Néanmoins, depuis le 26 octobre dernier, on a assisté, semble-t-il, à foudroyante descente aux enfers de celui qui s’est fait appeler « le No 10 ». En effet, sur la base d’un fondement juridique très discutable, pour ne pas dire fallacieux, N’DJIM s’est proprement fait embastiller pour avoir eu des réflexions pas très flatteuses envers le régime GOITA, et singulièrement envers le Premier Ministre. Pour la énième fois, au Mali, la justice a contribué à bâillonner des dissidents au mépris donc de la liberté d’expression et au détriment de l’indépendance de la justice.

Par ailleurs, cela fait plusieurs mois que N’DJIM s’en prenait virulemment au PM. Ça n’avait pas l’air de gêner les Colonels. Mieux, quelques jours avant l’arrestation de N’DJIM, il a été décoré avec une dizaine de ses collègues par le Col. Malick DIAW. Pourquoi c’est seulement maintenant qu’il tombe en disgrâce? Lorsqu’on parle des propos qui ont conduit N’DJIM en prison, tout le monde s’attarde sur son avis, au passage très clairvoyant pour une fois, au sujet de la diplomatie malienne. Mais on oublie que dans cette même interview, il a touché, peut-être de manière irréfléchie, pour la première fois au mot magique : LE RESPECT DU DÉLAI DE LA TRANSITION. C’est à cette seconde précise qu’il a franchi le dernier Rubicon! Quand on sait que les autorités tiennent mordicus à proroger cette transition, la suite logique était la mort politique de N’DJIM.

Au-delà de la personne de N’DJIM, cette affaire heurte la sensibilité de l’institution même qu’est le CNT. Ce qui a motivé le vote récent, par les membres du CNT, d’une résolution appelant à la suspension de la procédure contre leur collègue. Il est évident que ces derniers sont conscients du dangereux précédent qui se profile à travers l’emprisonnement du turbulant Issa Kaou N’DJIM.

Cette affaire vient simplement rattraper le CNT par son illégitimité. Ils ont tous été nommés, ni par un collège, ni par l’ex-CNSP, mais par UNE SEULE PERSONNE qui n’était même pas officiellement Président de la Transition, à l’époque. Par ailleurs, après la mise en liberté provisoire de N’DJIM, il a été copieusement évincé du CNT. Le Président de la Transition, semble-t-il, signifie indirectement aux membres du CNT qu’ils ne constituent qu’une chambre d’enregistrement à ses yeux, et qu’Il réserve aux futurs dissidents du CNT le même sort que celui de N’DJIM.

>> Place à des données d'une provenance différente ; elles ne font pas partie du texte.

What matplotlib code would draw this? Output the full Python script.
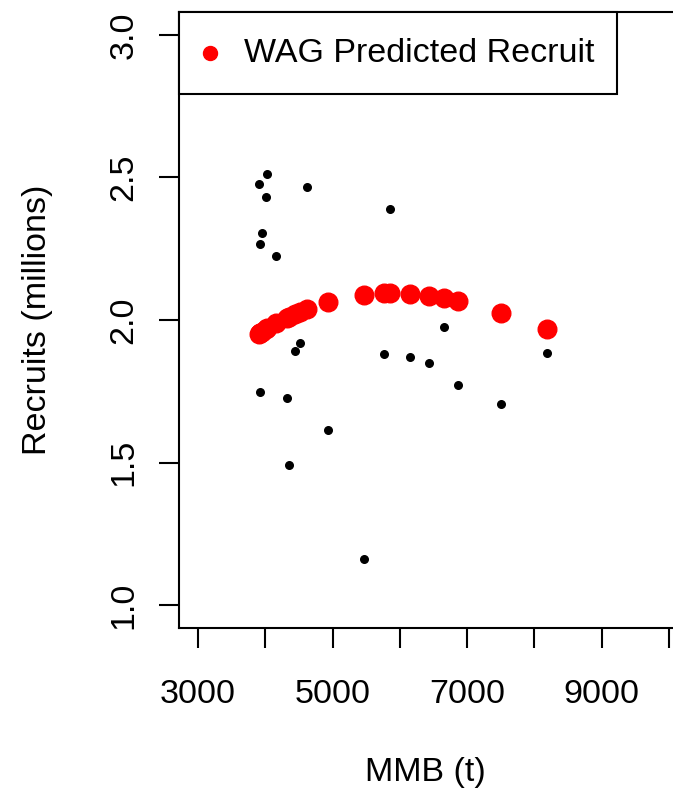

N’DJIM, est simplement victime de son amateurisme politique ainsi que d’une erreur d’appréciation sur son périmètre d’indépendance. En effet, son style trivial, zélateur, propagandiste, polémiste, sans fondement intellectuel et son manque de professionnalisme politique l’ont érigé en trublion de la politique malienne, tel un Éric ZEMMOUR en France. Paradoxalement, beaucoup d’hommes politiques qui ne cachent pas leur opposition à l’ensemble des acteurs du régime sont encore plus virulents que N’DJIM. Pour aller plus loin, de nombreux membres du CNT (Nouhoum SARR, Adama Ben DIARRA…) étaient hier des détracteurs de l’actuel PM. Mais raison d’État obligeant, ils ont fait le choix de modérer leurs querelles personnelles avec le PM afin d’éviter le spectre d’un sabordage interne de la transition, à l’instar de l’ère NDAW-OUANE.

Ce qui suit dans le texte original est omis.